Trecho de tavessia da BR 319, em 2025
Acervo Pessoal
No decorrer das gravações dos episódios da primeira temporada do Podcast Vozes do Interior, uma das histórias que mais nos tocou está no Episódio 05, Marias da BR 319. Nele, Maria Izabel nos relata uma perda que marcou sua vida: Sua filha Francimara, que faleceu em decorrência de uma meningite. Quando ela nos contou essa história, o choro foi inevitável, das entrevistadoras e das entrevistadas. Dava pra sentir a emoção na fala dessa mulher, da dor ao dizer que ela tem certeza que um socorro mais imediato teria salvado a vida da sua princesa, da sua menininha perfeita.
Dona Maria, assim como todas as mulheres que participaram dessa temporada do Vozes do Interior, falam de como suas vidas foram moldadas, alteradas e pautadas por essa rodovia. Algumas construíram suas vidas em torno delas, outras se afastaram, umas falam com amor, outras com o luto das perdas que a presença ou a ausência desse caminho trouxeram para suas realidades.
Nesse mês de junho, algumas imagens marcantes circularam nas redes sociais: Na beira do Rio Curuçá, novamente um corpo, depois das cinco pessoas que morreram no desabamento da ponte em setembro de 2022, só que em um cenário diferente. Dessa vez, um caixão,no chão, coberto de flores, um corpo sendo levado pelo Serviço Fúnebre da Prefeitura de Careiro, aguardando para atravessar de canoa, devido à interdição da área, já que o aterro que vem sendo usado desde que a ponte caiu cedeu mais uma vez, devido à cheia do rio.

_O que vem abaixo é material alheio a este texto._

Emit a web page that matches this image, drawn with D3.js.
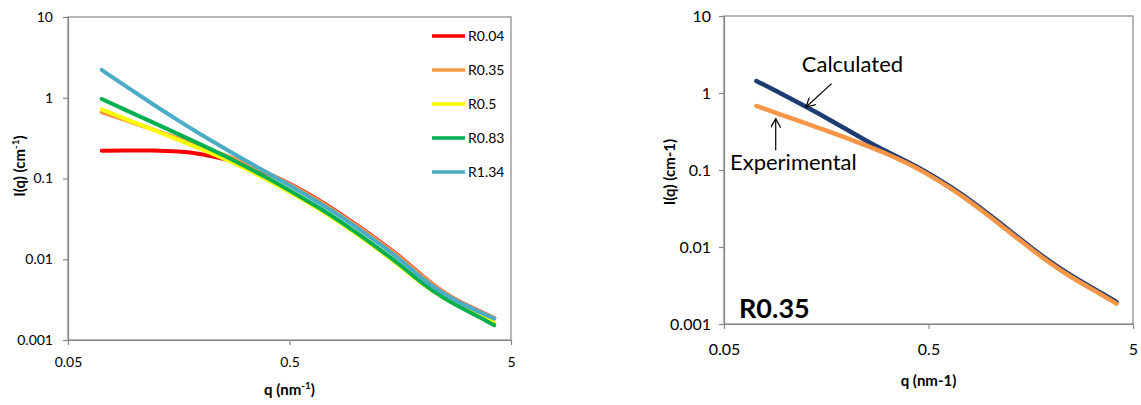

Ao mesmo tempo, Marina Silva, ministra de estado, é desrespeitada dentro do Senado Brasileiro, colocada como bode expiatório de um processo de pavimentação que não aconteceu em qualquer um dos governos anteriores, durante ou depois de Marina (ela passou 15 anos fora de qualquer governo). É muito fácil apontar uma mulher como a culpada de tudo de ruim que acontece nessa rodovia, em vez de avaliar a responsabilidade de cada autoridade no avanço ou não da obra.
Está na hora de falarmos sério sobre a situação de quem vive de fato aqui nesse território, sem pensar só na construção do corte perfeito para as redes sociais, bradando pela BR.
Falar de governança é necessidade, é pensar no povo. É se preocupar e se indignar com a humilhação que os povos do território da BR 319 sofrem, pois é inevitável pensar que se as pontes caídas fossem na região sudeste, não estaríamos desde 2022 correndo perigo de vida, passando por um aterro que pode cair a qualquer momento, passando horas em filas para a travessia.
Vamos precisar perder várias Francimaras para que nosso povo seja ouvido, e para que seja principalmente respeitado? O luto da BR-319 não é só nosso. É um retrato do descaso. Chegou o momento de transformar a dor em denúncia, e a denúncia em ação, para que as vozes do interior sejam ouvidas onde as decisões são tomadas. Antes que mais vidas sejam silenciadas.